Your objective: Transcribe each line exactly.

==*==

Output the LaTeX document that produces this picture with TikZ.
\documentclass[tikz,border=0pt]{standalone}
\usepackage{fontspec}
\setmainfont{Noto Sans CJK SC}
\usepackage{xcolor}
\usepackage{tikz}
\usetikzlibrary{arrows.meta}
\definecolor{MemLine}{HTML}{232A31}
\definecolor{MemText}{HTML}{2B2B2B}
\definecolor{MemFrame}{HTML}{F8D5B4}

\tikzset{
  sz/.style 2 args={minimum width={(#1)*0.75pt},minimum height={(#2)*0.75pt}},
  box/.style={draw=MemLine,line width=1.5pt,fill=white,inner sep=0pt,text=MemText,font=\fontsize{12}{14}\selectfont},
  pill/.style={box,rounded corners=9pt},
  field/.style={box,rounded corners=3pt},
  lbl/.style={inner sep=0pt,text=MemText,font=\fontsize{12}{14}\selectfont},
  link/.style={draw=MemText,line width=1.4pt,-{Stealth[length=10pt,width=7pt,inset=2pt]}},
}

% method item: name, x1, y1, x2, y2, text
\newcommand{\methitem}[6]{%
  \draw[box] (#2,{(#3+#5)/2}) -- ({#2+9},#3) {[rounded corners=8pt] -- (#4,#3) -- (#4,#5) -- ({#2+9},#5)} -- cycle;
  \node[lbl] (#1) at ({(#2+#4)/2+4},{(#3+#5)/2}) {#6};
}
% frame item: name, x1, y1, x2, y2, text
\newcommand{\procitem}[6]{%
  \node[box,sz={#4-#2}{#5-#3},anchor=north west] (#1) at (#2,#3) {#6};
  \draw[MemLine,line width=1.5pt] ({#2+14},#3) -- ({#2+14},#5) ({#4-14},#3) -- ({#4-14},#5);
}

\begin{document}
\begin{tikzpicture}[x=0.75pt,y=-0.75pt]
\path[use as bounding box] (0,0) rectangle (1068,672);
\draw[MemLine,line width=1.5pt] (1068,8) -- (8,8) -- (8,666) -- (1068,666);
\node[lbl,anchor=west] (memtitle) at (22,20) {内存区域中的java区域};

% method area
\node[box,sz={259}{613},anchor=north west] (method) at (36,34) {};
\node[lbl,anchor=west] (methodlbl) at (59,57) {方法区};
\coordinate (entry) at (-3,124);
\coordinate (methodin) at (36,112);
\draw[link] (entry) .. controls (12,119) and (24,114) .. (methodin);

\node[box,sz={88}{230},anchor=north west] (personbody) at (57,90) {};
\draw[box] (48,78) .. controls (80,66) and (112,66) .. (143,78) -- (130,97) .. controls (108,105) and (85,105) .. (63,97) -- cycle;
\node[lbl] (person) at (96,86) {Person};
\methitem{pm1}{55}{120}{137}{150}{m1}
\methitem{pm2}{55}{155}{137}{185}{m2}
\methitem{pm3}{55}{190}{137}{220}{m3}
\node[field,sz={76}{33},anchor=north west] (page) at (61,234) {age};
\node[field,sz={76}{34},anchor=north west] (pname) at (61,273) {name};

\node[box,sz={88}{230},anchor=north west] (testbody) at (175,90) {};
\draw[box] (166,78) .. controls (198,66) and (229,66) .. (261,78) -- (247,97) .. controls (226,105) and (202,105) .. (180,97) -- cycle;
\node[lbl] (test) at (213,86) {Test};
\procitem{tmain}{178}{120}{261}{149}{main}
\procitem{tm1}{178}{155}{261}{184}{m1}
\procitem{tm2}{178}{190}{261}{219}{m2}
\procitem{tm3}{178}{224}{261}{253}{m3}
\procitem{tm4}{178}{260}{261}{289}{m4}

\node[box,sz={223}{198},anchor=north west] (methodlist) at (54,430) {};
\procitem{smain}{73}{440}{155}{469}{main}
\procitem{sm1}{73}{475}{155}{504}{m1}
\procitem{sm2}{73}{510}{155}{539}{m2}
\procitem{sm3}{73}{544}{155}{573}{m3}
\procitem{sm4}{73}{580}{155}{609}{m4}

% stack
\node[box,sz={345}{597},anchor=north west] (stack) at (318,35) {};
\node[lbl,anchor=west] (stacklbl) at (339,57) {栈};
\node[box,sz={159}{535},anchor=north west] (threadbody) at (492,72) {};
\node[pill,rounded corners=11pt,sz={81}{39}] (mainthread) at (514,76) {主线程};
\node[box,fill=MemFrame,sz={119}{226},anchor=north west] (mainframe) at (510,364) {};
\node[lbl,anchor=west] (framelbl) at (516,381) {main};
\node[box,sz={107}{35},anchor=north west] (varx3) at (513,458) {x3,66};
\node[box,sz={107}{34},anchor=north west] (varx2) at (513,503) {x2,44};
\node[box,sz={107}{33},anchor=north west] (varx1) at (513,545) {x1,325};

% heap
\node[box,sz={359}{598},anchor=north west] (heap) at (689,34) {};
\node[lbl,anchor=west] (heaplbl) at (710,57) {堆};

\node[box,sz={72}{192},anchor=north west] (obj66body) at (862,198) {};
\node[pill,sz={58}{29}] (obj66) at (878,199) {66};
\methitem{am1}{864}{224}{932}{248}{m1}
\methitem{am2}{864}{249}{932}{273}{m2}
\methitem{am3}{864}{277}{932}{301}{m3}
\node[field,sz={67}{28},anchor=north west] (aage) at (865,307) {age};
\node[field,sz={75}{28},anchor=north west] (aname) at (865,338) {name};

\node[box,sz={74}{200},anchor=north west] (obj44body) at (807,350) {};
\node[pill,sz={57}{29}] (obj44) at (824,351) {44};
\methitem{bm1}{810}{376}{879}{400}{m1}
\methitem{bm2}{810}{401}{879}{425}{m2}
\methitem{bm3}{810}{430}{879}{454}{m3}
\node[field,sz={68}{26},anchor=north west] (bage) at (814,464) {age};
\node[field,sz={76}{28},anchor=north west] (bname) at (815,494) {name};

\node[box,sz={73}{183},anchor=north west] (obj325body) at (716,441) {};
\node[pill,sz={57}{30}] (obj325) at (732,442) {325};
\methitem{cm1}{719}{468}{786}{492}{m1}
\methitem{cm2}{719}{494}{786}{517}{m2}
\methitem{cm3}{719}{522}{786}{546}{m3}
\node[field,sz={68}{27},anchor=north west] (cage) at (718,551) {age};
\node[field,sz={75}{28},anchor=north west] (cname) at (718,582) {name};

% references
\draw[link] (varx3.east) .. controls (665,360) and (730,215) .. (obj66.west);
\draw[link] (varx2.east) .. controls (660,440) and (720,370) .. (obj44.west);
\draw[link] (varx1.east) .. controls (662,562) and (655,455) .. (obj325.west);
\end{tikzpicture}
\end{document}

==*==

Answer:
Output the LaTeX document that produces this picture with TikZ.
\documentclass[tikz,border=0pt]{standalone}
\usepackage{fontspec}
\setmainfont{Noto Sans CJK SC}
\usepackage{xcolor}
\usepackage{tikz}
\usetikzlibrary{arrows.meta}
\definecolor{MemLine}{HTML}{232A31}
\definecolor{MemText}{HTML}{2B2B2B}
\definecolor{MemFrame}{HTML}{F8D5B4}

\tikzset{
  sz/.style 2 args={minimum width={(#1)*0.75pt},minimum height={(#2)*0.75pt}},
  box/.style={draw=MemLine,line width=1.5pt,fill=white,inner sep=0pt,text=MemText,font=\fontsize{12}{14}\selectfont},
  pill/.style={box,rounded corners=9pt},
  field/.style={box,rounded corners=3pt},
  lbl/.style={inner sep=0pt,text=MemText,font=\fontsize{12}{14}\selectfont},
  link/.style={draw=MemText,line width=1.4pt,-{Stealth[length=10pt,width=7pt,inset=2pt]}},
}

% method item: name, x1, y1, x2, y2, text
\newcommand{\methitem}[6]{%
  \draw[box] (#2,{(#3+#5)/2}) -- ({#2+9},#3) {[rounded corners=8pt] -- (#4,#3) -- (#4,#5) -- ({#2+9},#5)} -- cycle;
  \node[lbl] (#1) at ({(#2+#4)/2+4},{(#3+#5)/2}) {#6};
}
% frame item: name, x1, y1, x2, y2, text
\newcommand{\procitem}[6]{%
  \node[box,sz={#4-#2}{#5-#3},anchor=north west] (#1) at (#2,#3) {#6};
  \draw[MemLine,line width=1.5pt] ({#2+14},#3) -- ({#2+14},#5) ({#4-14},#3) -- ({#4-14},#5);
}

\begin{document}
\begin{tikzpicture}[x=0.75pt,y=-0.75pt]
\path[use as bounding box] (0,0) rectangle (1068,672);
\draw[MemLine,line width=1.5pt] (1068,8) -- (8,8) -- (8,666) -- (1068,666);
\node[lbl,anchor=west] (memtitle) at (22,20) {内存区域中的java区域};

% method area
\node[box,sz={259}{613},anchor=north west] (method) at (36,34) {};
\node[lbl,anchor=west] (methodlbl) at (59,57) {方法区};
\coordinate (entry) at (-3,124);
\coordinate (methodin) at (36,112);
\draw[link] (entry) .. controls (12,119) and (24,114) .. (methodin);

\node[box,sz={88}{230},anchor=north west] (personbody) at (57,90) {};
\draw[box] (48,78) .. controls (80,66) and (112,66) .. (143,78) -- (130,97) .. controls (108,105) and (85,105) .. (63,97) -- cycle;
\node[lbl] (person) at (96,86) {Person};
\methitem{pm1}{55}{120}{137}{150}{m1}
\methitem{pm2}{55}{155}{137}{185}{m2}
\methitem{pm3}{55}{190}{137}{220}{m3}
\node[field,sz={76}{33},anchor=north west] (page) at (61,234) {age};
\node[field,sz={76}{34},anchor=north west] (pname) at (61,273) {name};

\node[box,sz={88}{230},anchor=north west] (testbody) at (175,90) {};
\draw[box] (166,78) .. controls (198,66) and (229,66) .. (261,78) -- (247,97) .. controls (226,105) and (202,105) .. (180,97) -- cycle;
\node[lbl] (test) at (213,86) {Test};
\procitem{tmain}{178}{120}{261}{149}{main}
\procitem{tm1}{178}{155}{261}{184}{m1}
\procitem{tm2}{178}{190}{261}{219}{m2}
\procitem{tm3}{178}{224}{261}{253}{m3}
\procitem{tm4}{178}{260}{261}{289}{m4}

\node[box,sz={223}{198},anchor=north west] (methodlist) at (54,430) {};
\procitem{smain}{73}{440}{155}{469}{main}
\procitem{sm1}{73}{475}{155}{504}{m1}
\procitem{sm2}{73}{510}{155}{539}{m2}
\procitem{sm3}{73}{544}{155}{573}{m3}
\procitem{sm4}{73}{580}{155}{609}{m4}

% stack
\node[box,sz={345}{597},anchor=north west] (stack) at (318,35) {};
\node[lbl,anchor=west] (stacklbl) at (339,57) {栈};
\node[box,sz={159}{535},anchor=north west] (threadbody) at (492,72) {};
\node[pill,rounded corners=11pt,sz={81}{39}] (mainthread) at (514,76) {主线程};
\node[box,fill=MemFrame,sz={119}{226},anchor=north west] (mainframe) at (510,364) {};
\node[lbl,anchor=west] (framelbl) at (516,381) {main};
\node[box,sz={107}{35},anchor=north west] (varx3) at (513,458) {x3,66};
\node[box,sz={107}{34},anchor=north west] (varx2) at (513,503) {x2,44};
\node[box,sz={107}{33},anchor=north west] (varx1) at (513,545) {x1,325};

% heap
\node[box,sz={359}{598},anchor=north west] (heap) at (689,34) {};
\node[lbl,anchor=west] (heaplbl) at (710,57) {堆};

\node[box,sz={72}{192},anchor=north west] (obj66body) at (862,198) {};
\node[pill,sz={58}{29}] (obj66) at (878,199) {66};
\methitem{am1}{864}{224}{932}{248}{m1}
\methitem{am2}{864}{249}{932}{273}{m2}
\methitem{am3}{864}{277}{932}{301}{m3}
\node[field,sz={67}{28},anchor=north west] (aage) at (865,307) {age};
\node[field,sz={75}{28},anchor=north west] (aname) at (865,338) {name};

\node[box,sz={74}{200},anchor=north west] (obj44body) at (807,350) {};
\node[pill,sz={57}{29}] (obj44) at (824,351) {44};
\methitem{bm1}{810}{376}{879}{400}{m1}
\methitem{bm2}{810}{401}{879}{425}{m2}
\methitem{bm3}{810}{430}{879}{454}{m3}
\node[field,sz={68}{26},anchor=north west] (bage) at (814,464) {age};
\node[field,sz={76}{28},anchor=north west] (bname) at (815,494) {name};

\node[box,sz={73}{183},anchor=north west] (obj325body) at (716,441) {};
\node[pill,sz={57}{30}] (obj325) at (732,442) {325};
\methitem{cm1}{719}{468}{786}{492}{m1}
\methitem{cm2}{719}{494}{786}{517}{m2}
\methitem{cm3}{719}{522}{786}{546}{m3}
\node[field,sz={68}{27},anchor=north west] (cage) at (718,551) {age};
\node[field,sz={75}{28},anchor=north west] (cname) at (718,582) {name};

% references
\draw[link] (varx3.east) .. controls (665,360) and (730,215) .. (obj66.west);
\draw[link] (varx2.east) .. controls (660,440) and (720,370) .. (obj44.west);
\draw[link] (varx1.east) .. controls (662,562) and (655,455) .. (obj325.west);
\end{tikzpicture}
\end{document}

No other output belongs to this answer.